─── Data excerpt

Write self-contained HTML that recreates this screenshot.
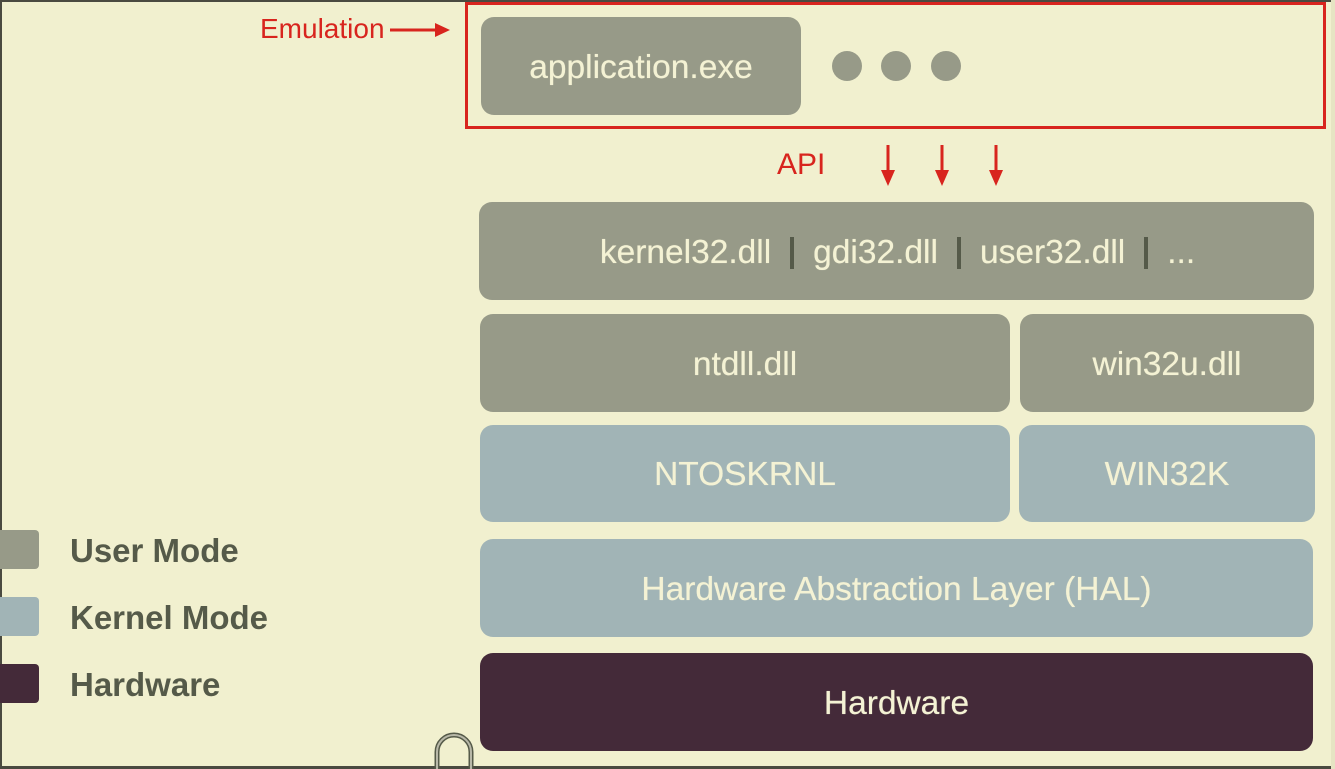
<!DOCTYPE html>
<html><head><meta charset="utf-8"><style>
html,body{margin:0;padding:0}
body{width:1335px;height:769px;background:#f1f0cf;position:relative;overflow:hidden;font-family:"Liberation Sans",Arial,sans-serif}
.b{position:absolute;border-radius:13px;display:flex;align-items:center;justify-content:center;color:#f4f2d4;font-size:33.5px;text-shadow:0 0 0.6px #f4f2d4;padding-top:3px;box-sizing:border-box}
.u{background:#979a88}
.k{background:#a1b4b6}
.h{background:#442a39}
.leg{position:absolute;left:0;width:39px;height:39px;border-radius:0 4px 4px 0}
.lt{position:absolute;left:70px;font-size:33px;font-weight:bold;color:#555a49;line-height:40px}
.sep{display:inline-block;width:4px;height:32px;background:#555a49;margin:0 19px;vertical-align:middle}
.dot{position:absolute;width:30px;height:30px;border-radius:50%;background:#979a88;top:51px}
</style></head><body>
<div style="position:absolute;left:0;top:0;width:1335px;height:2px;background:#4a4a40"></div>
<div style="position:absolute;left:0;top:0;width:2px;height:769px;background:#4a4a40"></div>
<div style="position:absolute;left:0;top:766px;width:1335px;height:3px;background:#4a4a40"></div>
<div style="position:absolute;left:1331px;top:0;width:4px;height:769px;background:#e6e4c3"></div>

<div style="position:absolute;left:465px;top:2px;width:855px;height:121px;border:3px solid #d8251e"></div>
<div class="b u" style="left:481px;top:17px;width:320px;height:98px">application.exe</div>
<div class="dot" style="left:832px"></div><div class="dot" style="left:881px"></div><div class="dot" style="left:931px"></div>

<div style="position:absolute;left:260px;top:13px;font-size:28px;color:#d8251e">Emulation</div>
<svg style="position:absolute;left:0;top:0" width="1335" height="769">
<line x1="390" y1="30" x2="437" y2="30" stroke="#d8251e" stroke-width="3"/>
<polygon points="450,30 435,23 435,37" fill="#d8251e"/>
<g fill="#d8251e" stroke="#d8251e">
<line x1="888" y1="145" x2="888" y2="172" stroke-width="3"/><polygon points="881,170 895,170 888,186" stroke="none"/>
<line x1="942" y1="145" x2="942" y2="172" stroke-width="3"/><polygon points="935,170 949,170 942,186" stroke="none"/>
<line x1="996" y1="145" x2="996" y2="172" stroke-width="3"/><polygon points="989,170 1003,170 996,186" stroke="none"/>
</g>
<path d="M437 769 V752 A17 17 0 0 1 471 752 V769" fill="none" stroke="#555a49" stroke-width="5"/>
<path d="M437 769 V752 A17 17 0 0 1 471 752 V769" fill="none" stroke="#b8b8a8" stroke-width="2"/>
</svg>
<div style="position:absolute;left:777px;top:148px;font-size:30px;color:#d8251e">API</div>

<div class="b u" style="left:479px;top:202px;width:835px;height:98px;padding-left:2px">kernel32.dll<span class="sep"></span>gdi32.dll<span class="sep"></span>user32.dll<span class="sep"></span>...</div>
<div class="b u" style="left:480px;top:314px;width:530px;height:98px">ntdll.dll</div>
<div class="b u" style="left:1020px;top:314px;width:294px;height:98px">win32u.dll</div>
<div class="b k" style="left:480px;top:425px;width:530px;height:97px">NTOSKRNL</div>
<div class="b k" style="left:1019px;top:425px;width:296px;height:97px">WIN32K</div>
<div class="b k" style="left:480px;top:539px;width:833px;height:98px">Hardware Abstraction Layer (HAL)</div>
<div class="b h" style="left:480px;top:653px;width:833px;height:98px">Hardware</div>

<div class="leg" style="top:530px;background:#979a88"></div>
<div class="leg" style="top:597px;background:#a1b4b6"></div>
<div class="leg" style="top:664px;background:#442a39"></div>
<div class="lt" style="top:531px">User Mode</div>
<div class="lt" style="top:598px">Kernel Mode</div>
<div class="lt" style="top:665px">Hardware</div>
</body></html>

──────

- _Short task_
Would you return the data exactly as written, without the pictures?

- _Exercise response_
Write self-contained HTML that recreates this screenshot.
<!DOCTYPE html>
<html><head><meta charset="utf-8"><style>
html,body{margin:0;padding:0}
body{width:1335px;height:769px;background:#f1f0cf;position:relative;overflow:hidden;font-family:"Liberation Sans",Arial,sans-serif}
.b{position:absolute;border-radius:13px;display:flex;align-items:center;justify-content:center;color:#f4f2d4;font-size:33.5px;text-shadow:0 0 0.6px #f4f2d4;padding-top:3px;box-sizing:border-box}
.u{background:#979a88}
.k{background:#a1b4b6}
.h{background:#442a39}
.leg{position:absolute;left:0;width:39px;height:39px;border-radius:0 4px 4px 0}
.lt{position:absolute;left:70px;font-size:33px;font-weight:bold;color:#555a49;line-height:40px}
.sep{display:inline-block;width:4px;height:32px;background:#555a49;margin:0 19px;vertical-align:middle}
.dot{position:absolute;width:30px;height:30px;border-radius:50%;background:#979a88;top:51px}
</style></head><body>
<div style="position:absolute;left:0;top:0;width:1335px;height:2px;background:#4a4a40"></div>
<div style="position:absolute;left:0;top:0;width:2px;height:769px;background:#4a4a40"></div>
<div style="position:absolute;left:0;top:766px;width:1335px;height:3px;background:#4a4a40"></div>
<div style="position:absolute;left:1331px;top:0;width:4px;height:769px;background:#e6e4c3"></div>

<div style="position:absolute;left:465px;top:2px;width:855px;height:121px;border:3px solid #d8251e"></div>
<div class="b u" style="left:481px;top:17px;width:320px;height:98px">application.exe</div>
<div class="dot" style="left:832px"></div><div class="dot" style="left:881px"></div><div class="dot" style="left:931px"></div>

<div style="position:absolute;left:260px;top:13px;font-size:28px;color:#d8251e">Emulation</div>
<svg style="position:absolute;left:0;top:0" width="1335" height="769">
<line x1="390" y1="30" x2="437" y2="30" stroke="#d8251e" stroke-width="3"/>
<polygon points="450,30 435,23 435,37" fill="#d8251e"/>
<g fill="#d8251e" stroke="#d8251e">
<line x1="888" y1="145" x2="888" y2="172" stroke-width="3"/><polygon points="881,170 895,170 888,186" stroke="none"/>
<line x1="942" y1="145" x2="942" y2="172" stroke-width="3"/><polygon points="935,170 949,170 942,186" stroke="none"/>
<line x1="996" y1="145" x2="996" y2="172" stroke-width="3"/><polygon points="989,170 1003,170 996,186" stroke="none"/>
</g>
<path d="M437 769 V752 A17 17 0 0 1 471 752 V769" fill="none" stroke="#555a49" stroke-width="5"/>
<path d="M437 769 V752 A17 17 0 0 1 471 752 V769" fill="none" stroke="#b8b8a8" stroke-width="2"/>
</svg>
<div style="position:absolute;left:777px;top:148px;font-size:30px;color:#d8251e">API</div>

<div class="b u" style="left:479px;top:202px;width:835px;height:98px;padding-left:2px">kernel32.dll<span class="sep"></span>gdi32.dll<span class="sep"></span>user32.dll<span class="sep"></span>...</div>
<div class="b u" style="left:480px;top:314px;width:530px;height:98px">ntdll.dll</div>
<div class="b u" style="left:1020px;top:314px;width:294px;height:98px">win32u.dll</div>
<div class="b k" style="left:480px;top:425px;width:530px;height:97px">NTOSKRNL</div>
<div class="b k" style="left:1019px;top:425px;width:296px;height:97px">WIN32K</div>
<div class="b k" style="left:480px;top:539px;width:833px;height:98px">Hardware Abstraction Layer (HAL)</div>
<div class="b h" style="left:480px;top:653px;width:833px;height:98px">Hardware</div>

<div class="leg" style="top:530px;background:#979a88"></div>
<div class="leg" style="top:597px;background:#a1b4b6"></div>
<div class="leg" style="top:664px;background:#442a39"></div>
<div class="lt" style="top:531px">User Mode</div>
<div class="lt" style="top:598px">Kernel Mode</div>
<div class="lt" style="top:665px">Hardware</div>
</body></html>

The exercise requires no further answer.